> [WHAT YOU SHOULD DO] Locate the line that contains "Write a web" in the entries below, then repeat it and every following line through the line that contains "const titleLines = ['EDPYMES", exactly, and no others.

> [SOURCE MATERIAL]
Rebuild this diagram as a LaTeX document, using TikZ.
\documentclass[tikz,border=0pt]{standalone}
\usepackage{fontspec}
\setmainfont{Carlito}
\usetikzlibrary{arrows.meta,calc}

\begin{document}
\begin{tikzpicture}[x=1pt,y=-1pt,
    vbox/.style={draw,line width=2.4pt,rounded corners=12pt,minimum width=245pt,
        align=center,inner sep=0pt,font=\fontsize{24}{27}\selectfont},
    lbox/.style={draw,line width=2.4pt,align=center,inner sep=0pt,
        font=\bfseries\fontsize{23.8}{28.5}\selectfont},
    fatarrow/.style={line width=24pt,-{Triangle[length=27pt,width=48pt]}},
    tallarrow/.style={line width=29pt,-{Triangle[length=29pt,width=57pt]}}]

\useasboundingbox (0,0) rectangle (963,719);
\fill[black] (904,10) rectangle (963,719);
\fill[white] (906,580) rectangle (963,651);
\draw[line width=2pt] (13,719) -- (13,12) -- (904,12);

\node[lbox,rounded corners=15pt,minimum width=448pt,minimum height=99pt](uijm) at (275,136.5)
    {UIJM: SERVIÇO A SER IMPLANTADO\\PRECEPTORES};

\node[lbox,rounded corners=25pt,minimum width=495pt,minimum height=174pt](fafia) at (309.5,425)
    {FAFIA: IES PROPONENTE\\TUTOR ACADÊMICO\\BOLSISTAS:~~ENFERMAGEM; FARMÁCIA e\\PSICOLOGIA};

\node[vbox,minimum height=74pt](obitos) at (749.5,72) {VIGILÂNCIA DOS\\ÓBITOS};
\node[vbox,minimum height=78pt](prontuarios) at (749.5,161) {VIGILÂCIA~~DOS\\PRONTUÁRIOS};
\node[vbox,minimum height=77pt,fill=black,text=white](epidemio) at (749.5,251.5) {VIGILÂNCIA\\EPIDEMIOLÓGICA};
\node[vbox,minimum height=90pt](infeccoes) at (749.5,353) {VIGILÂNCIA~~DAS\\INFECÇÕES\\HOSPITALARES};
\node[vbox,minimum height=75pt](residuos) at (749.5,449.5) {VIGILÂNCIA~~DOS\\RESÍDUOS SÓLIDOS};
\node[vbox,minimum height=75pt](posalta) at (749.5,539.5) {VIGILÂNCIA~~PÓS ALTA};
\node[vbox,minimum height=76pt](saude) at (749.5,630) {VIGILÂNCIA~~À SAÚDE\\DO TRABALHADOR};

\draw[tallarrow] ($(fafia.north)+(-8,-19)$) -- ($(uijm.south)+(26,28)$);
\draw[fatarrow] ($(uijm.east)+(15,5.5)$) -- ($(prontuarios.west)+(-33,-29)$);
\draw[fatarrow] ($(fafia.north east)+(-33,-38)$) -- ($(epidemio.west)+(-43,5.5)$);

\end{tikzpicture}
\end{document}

==

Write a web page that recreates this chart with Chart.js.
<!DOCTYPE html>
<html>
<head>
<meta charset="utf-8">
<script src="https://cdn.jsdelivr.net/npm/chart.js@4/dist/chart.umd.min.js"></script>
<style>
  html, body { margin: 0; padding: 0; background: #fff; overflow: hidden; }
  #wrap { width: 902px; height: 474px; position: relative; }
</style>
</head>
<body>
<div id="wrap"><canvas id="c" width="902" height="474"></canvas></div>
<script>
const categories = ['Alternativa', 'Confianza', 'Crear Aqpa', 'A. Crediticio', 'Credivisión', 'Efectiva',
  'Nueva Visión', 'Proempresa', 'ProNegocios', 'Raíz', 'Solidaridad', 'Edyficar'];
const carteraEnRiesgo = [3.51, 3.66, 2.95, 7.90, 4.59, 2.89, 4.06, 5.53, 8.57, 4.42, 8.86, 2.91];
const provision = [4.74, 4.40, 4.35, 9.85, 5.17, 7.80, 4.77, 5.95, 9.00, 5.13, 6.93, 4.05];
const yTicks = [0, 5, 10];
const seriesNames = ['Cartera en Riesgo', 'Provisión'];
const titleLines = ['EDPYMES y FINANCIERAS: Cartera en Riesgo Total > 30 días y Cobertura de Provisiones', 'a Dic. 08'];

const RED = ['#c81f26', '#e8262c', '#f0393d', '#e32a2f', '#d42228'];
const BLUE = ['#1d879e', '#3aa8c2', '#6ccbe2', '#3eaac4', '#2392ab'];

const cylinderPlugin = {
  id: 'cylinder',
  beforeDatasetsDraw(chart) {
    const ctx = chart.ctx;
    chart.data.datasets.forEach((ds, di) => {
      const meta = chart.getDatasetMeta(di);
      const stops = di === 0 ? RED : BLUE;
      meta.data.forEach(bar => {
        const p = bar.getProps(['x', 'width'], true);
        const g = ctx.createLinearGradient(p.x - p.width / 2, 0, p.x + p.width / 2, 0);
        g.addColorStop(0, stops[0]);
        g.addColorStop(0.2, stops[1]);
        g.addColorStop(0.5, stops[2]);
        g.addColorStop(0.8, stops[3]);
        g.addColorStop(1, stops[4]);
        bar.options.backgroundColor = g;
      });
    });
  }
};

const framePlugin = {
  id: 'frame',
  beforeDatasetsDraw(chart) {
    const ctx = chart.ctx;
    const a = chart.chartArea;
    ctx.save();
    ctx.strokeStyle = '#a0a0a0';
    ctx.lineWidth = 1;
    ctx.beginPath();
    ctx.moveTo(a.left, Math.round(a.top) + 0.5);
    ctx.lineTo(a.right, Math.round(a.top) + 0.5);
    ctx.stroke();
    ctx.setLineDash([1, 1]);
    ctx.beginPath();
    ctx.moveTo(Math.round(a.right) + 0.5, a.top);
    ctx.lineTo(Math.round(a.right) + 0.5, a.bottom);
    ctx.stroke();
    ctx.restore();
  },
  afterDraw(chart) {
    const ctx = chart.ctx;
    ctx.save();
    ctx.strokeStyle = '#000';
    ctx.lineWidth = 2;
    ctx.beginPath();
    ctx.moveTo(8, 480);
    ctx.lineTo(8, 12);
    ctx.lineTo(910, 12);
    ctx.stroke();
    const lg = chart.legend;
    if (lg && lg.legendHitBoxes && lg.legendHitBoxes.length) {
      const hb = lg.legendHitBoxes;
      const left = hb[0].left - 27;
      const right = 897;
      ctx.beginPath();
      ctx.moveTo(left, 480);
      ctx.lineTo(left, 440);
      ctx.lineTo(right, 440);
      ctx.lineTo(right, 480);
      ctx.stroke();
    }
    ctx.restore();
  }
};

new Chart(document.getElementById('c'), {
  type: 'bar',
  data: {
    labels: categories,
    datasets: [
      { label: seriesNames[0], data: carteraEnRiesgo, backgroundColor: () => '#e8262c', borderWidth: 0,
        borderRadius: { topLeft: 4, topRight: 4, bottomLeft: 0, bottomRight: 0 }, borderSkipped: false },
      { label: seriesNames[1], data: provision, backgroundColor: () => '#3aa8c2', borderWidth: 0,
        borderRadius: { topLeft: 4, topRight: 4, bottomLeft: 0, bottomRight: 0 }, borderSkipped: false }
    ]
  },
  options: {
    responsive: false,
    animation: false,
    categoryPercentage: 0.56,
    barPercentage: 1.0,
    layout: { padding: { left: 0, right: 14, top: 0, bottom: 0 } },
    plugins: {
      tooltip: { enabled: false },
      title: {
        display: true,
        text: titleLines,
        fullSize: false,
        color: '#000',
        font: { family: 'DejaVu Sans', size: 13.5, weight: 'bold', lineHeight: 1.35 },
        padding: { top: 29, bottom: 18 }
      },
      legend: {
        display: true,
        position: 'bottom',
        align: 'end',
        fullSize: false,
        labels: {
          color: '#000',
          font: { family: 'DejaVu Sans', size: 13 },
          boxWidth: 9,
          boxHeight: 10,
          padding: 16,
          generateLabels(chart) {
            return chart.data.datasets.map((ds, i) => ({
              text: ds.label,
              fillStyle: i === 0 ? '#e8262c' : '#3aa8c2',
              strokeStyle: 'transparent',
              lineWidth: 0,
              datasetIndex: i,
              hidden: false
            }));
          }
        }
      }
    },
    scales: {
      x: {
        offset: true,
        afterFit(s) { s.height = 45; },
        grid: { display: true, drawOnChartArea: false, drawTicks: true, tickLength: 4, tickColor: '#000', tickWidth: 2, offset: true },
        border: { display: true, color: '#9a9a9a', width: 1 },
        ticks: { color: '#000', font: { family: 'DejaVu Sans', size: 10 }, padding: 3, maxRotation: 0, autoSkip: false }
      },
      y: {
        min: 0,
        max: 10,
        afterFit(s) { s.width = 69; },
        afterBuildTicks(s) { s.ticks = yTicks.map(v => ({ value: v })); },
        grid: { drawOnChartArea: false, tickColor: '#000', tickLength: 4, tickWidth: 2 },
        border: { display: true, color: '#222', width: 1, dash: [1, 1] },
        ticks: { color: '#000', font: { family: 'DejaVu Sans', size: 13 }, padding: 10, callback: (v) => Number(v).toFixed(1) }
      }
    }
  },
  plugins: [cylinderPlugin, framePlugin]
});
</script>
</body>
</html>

* * *

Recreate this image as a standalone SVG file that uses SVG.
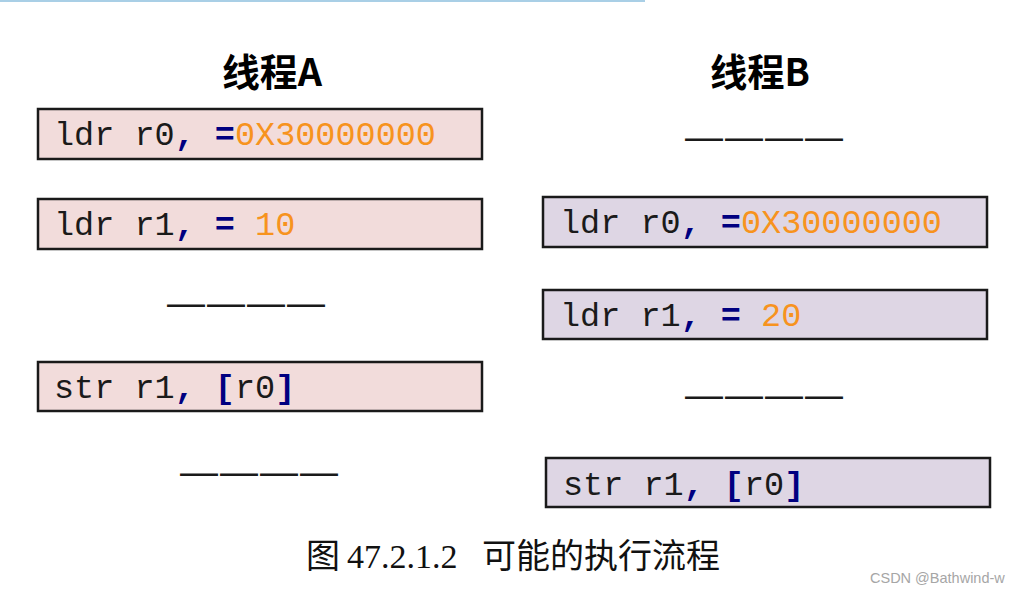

> [TASK RESULT]
Write a web page that recreates this chart with Chart.js.
<!DOCTYPE html>
<html>
<head>
<meta charset="utf-8">
<script src="https://cdn.jsdelivr.net/npm/chart.js@4/dist/chart.umd.min.js"></script>
<style>
  html, body { margin: 0; padding: 0; background: #fff; overflow: hidden; }
  #wrap { width: 902px; height: 474px; position: relative; }
</style>
</head>
<body>
<div id="wrap"><canvas id="c" width="902" height="474"></canvas></div>
<script>
const categories = ['Alternativa', 'Confianza', 'Crear Aqpa', 'A. Crediticio', 'Credivisión', 'Efectiva',
  'Nueva Visión', 'Proempresa', 'ProNegocios', 'Raíz', 'Solidaridad', 'Edyficar'];
const carteraEnRiesgo = [3.51, 3.66, 2.95, 7.90, 4.59, 2.89, 4.06, 5.53, 8.57, 4.42, 8.86, 2.91];
const provision = [4.74, 4.40, 4.35, 9.85, 5.17, 7.80, 4.77, 5.95, 9.00, 5.13, 6.93, 4.05];
const yTicks = [0, 5, 10];
const seriesNames = ['Cartera en Riesgo', 'Provisión'];
const titleLines = ['EDPYMES y FINANCIERAS: Cartera en Riesgo Total > 30 días y Cobertura de Provisiones', 'a Dic. 08'];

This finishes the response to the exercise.